Baseball Card of the Week: Wellemeyer's Rookie Card

Ahhh. Welcome to Friday.

You know, Loverboy may have believed that everyone worked for the weekend, but I happen to know differently. We don't work for the weekend. We work for the Baseball Card of the Week. And you know what? I'll bet Loverboy knew it, too. It just doesn't have the right number of syllables.

What I have for you today comes to us from a man named Steve from South Carolina. He included neither a last name nor a city, so I can't narrow it down any further than that, but thank you to Steve anyway.

This week's Card of the Week is a 2003 Todd Wellemeyer card by Upper Deck. This was a timely submission, with as good as Wellemeyer has been for the Cardinals, both for the year as a whole and, especially, down the stretch, where so many other of their pitchers have faded. There was a great discussion yesterday over at Viva El Birdos on the possibility of extending Welley, rather than simply going year to year with him.
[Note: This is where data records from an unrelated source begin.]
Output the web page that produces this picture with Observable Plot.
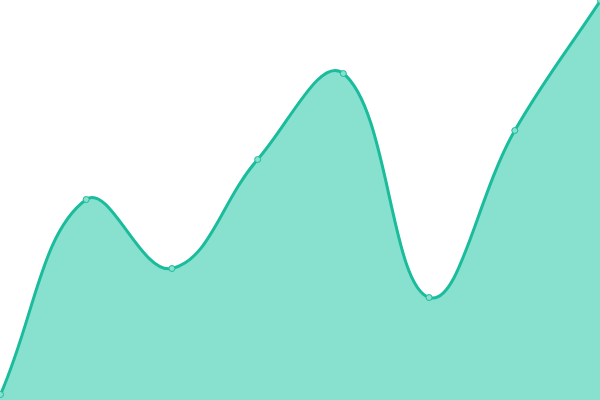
<!DOCTYPE html>
<html>
<head>
<meta charset="utf-8">
<script src="https://cdn.jsdelivr.net/npm/d3@7"></script>
<script src="https://cdn.jsdelivr.net/npm/@observablehq/plot@0.6"></script>
<style>
html,body{margin:0;padding:0;background:#fff;overflow:hidden;}
</style>
</head>
<body>
<div id="chart"></div>
<script>
const xs = [0, 1, 2, 3, 4, 5, 6, 7];
const values = [1.5, 50.25, 33, 60.25, 81.75, 25.75, 67.5, 100];
const data = xs.map((x, i) => ({x, y: values[i]}));

// Spline with distance-weighted control points (tension 0.4)
function SplineCurve(context) { this._context = context; }
SplineCurve.prototype = {
  areaStart() { this._line = 0; },
  areaEnd() { this._line = NaN; },
  lineStart() { this._pts = []; },
  point(x, y) { this._pts.push([+x, +y]); },
  lineEnd() {
    const p = this._pts, n = p.length, c = this._context, t = 0.4;
    if (n) {
      if (this._line) c.lineTo(p[0][0], p[0][1]); else c.moveTo(p[0][0], p[0][1]);
      const cps = p.map((cur, i) => {
        const prev = p[Math.max(0, i - 1)], next = p[Math.min(n - 1, i + 1)];
        const d01 = Math.hypot(cur[0] - prev[0], cur[1] - prev[1]);
        const d12 = Math.hypot(next[0] - cur[0], next[1] - cur[1]);
        let s01 = d01 / (d01 + d12), s12 = d12 / (d01 + d12);
        if (!isFinite(s01)) s01 = 0;
        if (!isFinite(s12)) s12 = 0;
        const fa = t * s01, fb = t * s12;
        return {
          prev: [cur[0] - fa * (next[0] - prev[0]), cur[1] - fa * (next[1] - prev[1])],
          next: [cur[0] + fb * (next[0] - prev[0]), cur[1] + fb * (next[1] - prev[1])]
        };
      });
      for (let i = 0; i < n - 1; i++) {
        const a = cps[i].next, b = cps[i + 1].prev;
        c.bezierCurveTo(a[0], a[1], b[0], b[1], p[i + 1][0], p[i + 1][1]);
      }
    }
    if (this._line || (this._line !== 0 && n === 1)) c.closePath();
    this._line = 1 - this._line;
  }
};
const spline = (context) => new SplineCurve(context);

const chart = Plot.plot({
  width: 600,
  height: 400,
  margin: 0,
  x: {domain: [0, 7], axis: null},
  y: {domain: [0, 100], axis: null},
  marks: [
    Plot.areaY(data, {x: "x", y: "y", curve: spline, fill: "#88e0cf"}),
    Plot.lineY(data, {x: "x", y: "y", curve: spline, stroke: "#1abc9c", strokeWidth: 3}),
    Plot.dot(data, {x: "x", y: "y", r: 3, fill: "#88e0cf", stroke: "#1abc9c", strokeWidth: 1})
  ]
});
document.getElementById("chart").append(chart);
</script>
</body>
</html>
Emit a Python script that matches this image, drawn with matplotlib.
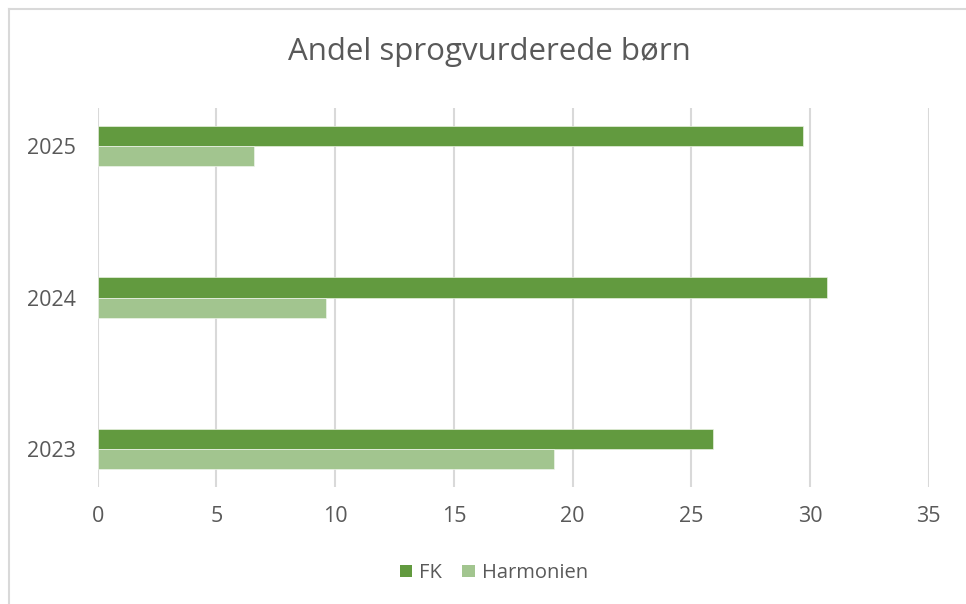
import matplotlib
matplotlib.use('Agg')
import matplotlib.pyplot as plt
import numpy as np
from matplotlib.lines import Line2D
from matplotlib.patches import Patch

plt.rcParams['font.family'] = ['Open Sans', 'DejaVu Sans']

# data
years = ['2023', '2024', '2025']
fk = [25.9, 30.7, 29.7]
harmonien = [19.2, 9.6, 6.6]

fk_color = '#629a3f'
harm_color = '#a2c58f'
text_color = '#595959'
grid_color = '#d9d9d9'

fig = plt.figure(figsize=(9.66, 6.04), dpi=100)
ax = fig.add_axes([97.7 / 966, 1 - 487 / 604, (928.7 - 97.7) / 966, (487 - 108) / 604])

y = np.arange(len(years))
h = 0.132
ax.barh(y + h / 2, fk, height=h, color=fk_color, edgecolor='#e8f0e0', linewidth=0.5, label='FK', zorder=3)
ax.barh(y - h / 2, harmonien, height=h, color=harm_color, edgecolor='#eef4ea', linewidth=0.5, label='Harmonien', zorder=3)

ax.set_xlim(0, 35)
ax.set_ylim(-0.25, 2.25)
ax.set_xticks(np.arange(0, 36, 5))
ax.set_yticks(y)
ax.set_yticklabels(years)
ax.grid(axis='x', color=grid_color, linewidth=1.5, zorder=0)
ax.grid(axis='y', visible=False)
for s in ax.spines.values():
    s.set_visible(False)
ax.tick_params(axis='both', length=0, labelsize=15.5, colors=text_color)
ax.tick_params(axis='x', pad=14)
ax.tick_params(axis='y', pad=16)

fig.text(489 / 966, 1 - 52 / 604, 'Andel sprogvurderede børn', ha='center', va='center',
         fontsize=22.5, color=text_color)

handles = [Patch(facecolor=fk_color, edgecolor='none'), Patch(facecolor=harm_color, edgecolor='none')]
fig.legend(handles, ['FK', 'Harmonien'], loc='center', bbox_to_anchor=(494 / 966, 1 - 573 / 604),
           ncol=2, frameon=False, fontsize=14.5, labelcolor=text_color, handlelength=0.6,
           handleheight=0.6, handletextpad=0.35, columnspacing=1.0)

# chart frame (left and top edges are visible)
fig.add_artist(Line2D([9 / 966, 9 / 966], [0, 1 - 9 / 604], color='#d9d9d9', linewidth=1.5))
fig.add_artist(Line2D([9 / 966, 1], [1 - 9 / 604, 1 - 9 / 604], color='#d9d9d9', linewidth=1.5))

fig.savefig('out.png', dpi=100)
2003 just so happened to be Wellemeyer's rookie campaign. At the beginning of the season, he was a fresh-faced, flame-throwing starter prospect in the Cubs' farm system. By the end of it, he was tagged as being a future bullpen star for Chicago, with lots of "closer of the future" talk being bandied about.

Of course, as Cardinal fans, what we recall most about those years of Cubbie bullpens were the constant blown leads, the Kyle Farnsworth implosions, the 125-pitch starter's pitch counts, both because Dusty was afraid to go to the bullpen and because, well, he is Dusty.
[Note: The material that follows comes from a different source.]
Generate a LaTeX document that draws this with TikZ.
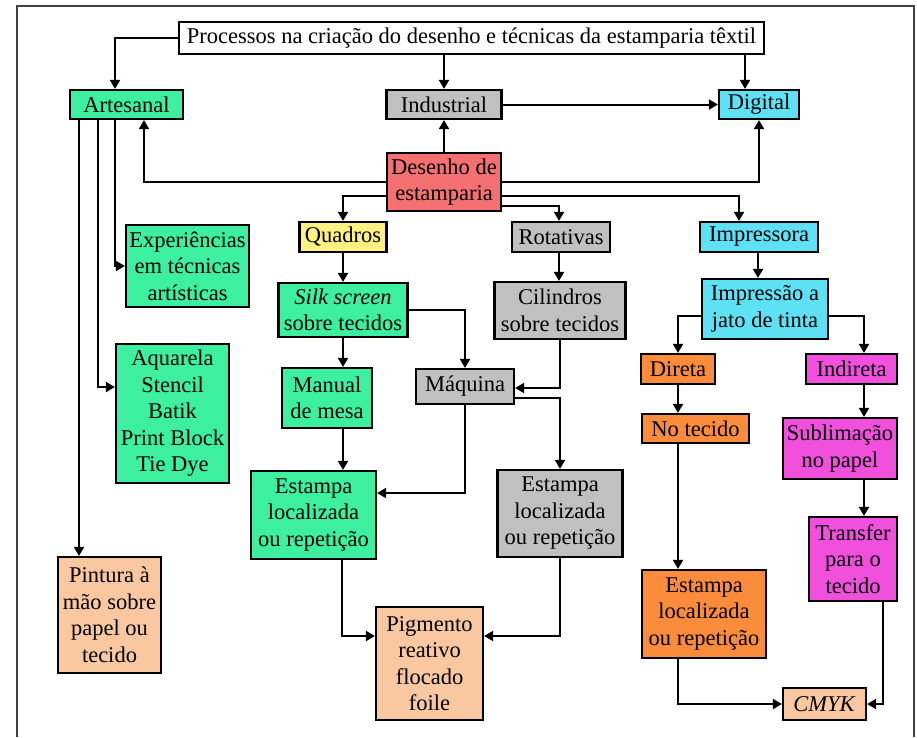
\documentclass[tikz,border=0pt]{standalone}
\usepackage{fontspec}
\setmainfont{Liberation Serif}
\usetikzlibrary{arrows.meta}
\definecolor{verde}{RGB}{60,240,160}
\definecolor{cinza}{RGB}{192,192,192}
\definecolor{vermelho}{RGB}{245,112,112}
\definecolor{amarelo}{RGB}{255,240,130}
\definecolor{ciano}{RGB}{95,225,245}
\definecolor{laranja}{RGB}{250,140,60}
\definecolor{magenta2}{RGB}{240,80,220}
\definecolor{pessego}{RGB}{250,200,160}

\begin{document}
\begin{tikzpicture}[x=1pt, y=-1pt,
    caixa/.style={draw=black, line width=2.2pt, inner sep=0pt, align=center, font=\fontsize{22.5}{26.5}\selectfont},
    seta/.style={-{Triangle[width=10pt,length=9pt]}, line width=2pt}]
    \useasboundingbox (0,0) rectangle (917,737);
    \draw[line width=1.6pt, black!75] (17,737) -- (17,6) -- (914,6) -- (914,737);

    % topo
    \node[caixa, fill=white, minimum width=585pt, minimum height=32pt] (titulo) at (471.5,38) {Processos na criação do desenho e técnicas da estamparia têxtil};
    \node[caixa, fill=verde, minimum width=113pt, minimum height=29pt] (art) at (126.5,104.5) {Artesanal};
    \node[caixa, fill=cinza, minimum width=115pt, minimum height=29pt] (ind) at (444,104.5) {Industrial};
    \node[caixa, fill=ciano, minimum width=80pt, minimum height=29pt] (dig) at (759,104.5) {Digital};
    \node[caixa, fill=vermelho, minimum width=114pt, minimum height=58pt] (des) at (444,182) {Desenho de\\estamparia};

    % artesanal
    \node[caixa, fill=verde, minimum width=123pt, minimum height=82pt] (exp) at (187.5,266) {Experiências\\em técnicas\\artísticas};
    \node[caixa, fill=verde, minimum width=113pt, minimum height=139pt] (aqu) at (172.5,413.5) {Aquarela\\Stencil\\Batik\\Print Block\\Tie Dye};
    \node[caixa, fill=pessego, minimum width=103pt, minimum height=116pt] (pin) at (109.5,615) {Pintura à\\mão sobre\\papel ou\\tecido};

    % quadros e rotativas
    \node[caixa, fill=amarelo, minimum width=87pt, minimum height=30pt] (qua) at (343,237) {Quadros};
    \node[caixa, fill=cinza, minimum width=98pt, minimum height=30pt] (rot) at (561,237) {Rotativas};
    \node[caixa, fill=verde, minimum width=129pt, minimum height=54pt] (silk) at (343,310) {\textit{Silk screen}\\sobre tecidos};
    \node[caixa, fill=cinza, minimum width=131pt, minimum height=57pt] (cil) at (560,310.5) {Cilindros\\sobre tecidos};
    \node[caixa, fill=verde, minimum width=90pt, minimum height=60pt] (man) at (327,398) {Manual\\de mesa};
    \node[caixa, fill=cinza, minimum width=98pt, minimum height=35pt] (maq) at (465,386.5) {Máquina};
    \node[caixa, fill=verde, minimum width=125pt, minimum height=88pt] (estv) at (313.5,515) {Estampa\\localizada\\ou repetição};
    \node[caixa, fill=cinza, minimum width=125pt, minimum height=87pt] (estc) at (560,513.5) {Estampa\\localizada\\ou repetição};
    \node[caixa, fill=pessego, minimum width=107pt, minimum height=113pt] (pig) at (429.5,663.5) {Pigmento\\reativo\\flocado\\foile};

    % digital
    \node[caixa, fill=ciano, minimum width=118pt, minimum height=30pt] (imp) at (759,237) {Impressora};
    \node[caixa, fill=ciano, minimum width=126pt, minimum height=60pt] (jat) at (765,309) {Impressão a\\jato de tinta};
    \node[caixa, fill=laranja, minimum width=74pt, minimum height=30pt] (dir) at (678,369) {Direta};
    \node[caixa, fill=magenta2, minimum width=91pt, minimum height=30pt] (indr) at (851.5,369) {Indireta};
    \node[caixa, fill=laranja, minimum width=107pt, minimum height=29pt] (notec) at (695.5,428.5) {No tecido};
    \node[caixa, fill=magenta2, minimum width=114pt, minimum height=61pt] (sub) at (840,448.5) {Sublimação\\no papel};
    \node[caixa, fill=magenta2, minimum width=88pt, minimum height=84pt] (tra) at (853,559) {Transfer\\para o\\tecido};
    \node[caixa, fill=laranja, minimum width=124pt, minimum height=88pt] (esto) at (704,614) {Estampa\\localizada\\ou repetição};
    \node[caixa, fill=pessego, minimum width=83pt, minimum height=32pt] (cmyk) at (824.5,704) {\textit{CMYK}};

    % ligações do topo
    \draw[seta] (titulo.west) -| ([xshift=-11.5pt]art.north);
    \draw[seta] (titulo.south -| ind) -- (ind);
    \draw[seta] ([xshift=-14pt]dig.north |- titulo.south) -- ([xshift=-14pt]dig.north);
    \draw[seta] (ind) -- (dig);
    \draw[seta] (des) -- (ind);
    \draw[seta] (des.west) -| ([xshift=17.5pt]art.south);
    \draw[seta] (des.east) -| (dig.south);
    \draw[seta] ([yshift=-14pt]des.west) -| (qua.north);
    \draw[seta] ([yshift=-24pt]des.east) -| ([xshift=-2pt]rot.north);
    \draw[seta] ([yshift=-14pt]des.east) -| ([xshift=-20pt]imp.north);

    % ligações artesanal
    \draw[seta] ([xshift=-11.5pt]art.south) |- (exp.west);
    \draw[seta] ([xshift=-28.5pt]art.south) |- ([yshift=26.5pt]aqu.west);
    \draw[seta] ([xshift=-47.5pt]art.south) -- ([xshift=-47.5pt]art.south |- pin.north);

    % ligações industrial
    \draw[seta] (qua) -- (silk);
    \draw[seta] (silk) -- (silk.south |- man.north);
    \draw[seta] (silk.east) -| (maq.north);
    \draw[seta] ([xshift=-2pt]rot.south) -- ([xshift=-2pt]rot.south |- cil.north);
    \draw[seta] (cil.south) |- ([yshift=-1.5pt]maq.east);
    \draw[seta] ([yshift=-11.5pt]maq.east) -| (estc.north);
    \draw[seta] (maq.south) |- ([yshift=22pt]estv.east);
    \draw[seta] ([xshift=16pt]man.south) -- ([xshift=16pt]man.south |- estv.north);
    \draw[seta] ([xshift=28.5pt]estv.south) |- ([yshift=27.5pt]pig.west);
    \draw[seta] (estc.south) |- ([yshift=27.5pt]pig.east);

    % ligações digital
    \draw[seta] ([xshift=-1pt]imp.south) -- ([xshift=-1pt]imp.south |- jat.north);
    \draw[seta] ([yshift=-7pt]jat.west) -| (dir.north);
    \draw[seta] ([yshift=-7pt]jat.east) -| ([xshift=12.5pt]indr.north);
    \draw[seta] (dir) -- (dir.south |- notec.north);
    \draw[seta] (dir.south |- notec.south) -- (dir.south |- esto.north);
    \draw[seta] ([xshift=12.5pt]indr.south) -- ([xshift=12.5pt]indr.south |- sub.north);
    \draw[seta] ([xshift=12.5pt]indr.south |- sub.south) -- ([xshift=12.5pt]indr.south |- tra.north);
    \draw[seta] ([xshift=30pt]tra.south) |- (cmyk.east);
    \draw[seta] (dir.south |- esto.south) |- (cmyk.west);
\end{tikzpicture}
\end{document}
The story of Todd Wellemeyer's career, and his success or lack thereof, has always been the story of the walk. When Wellemeyer throws strikes, he's always been effective. When he doesn't, well, that's how a guy with the kind of arm he has gets released by the Kansas City Royals.

He's walked the lowest number of batters in his entire career this season, with under 3.00 per 9 innings. Compare that to his historical numbers, when he walked in excess of 5 (!) batters per nine innings, and it just isn't all that complicated. Sometimes the easy answer is the right answer.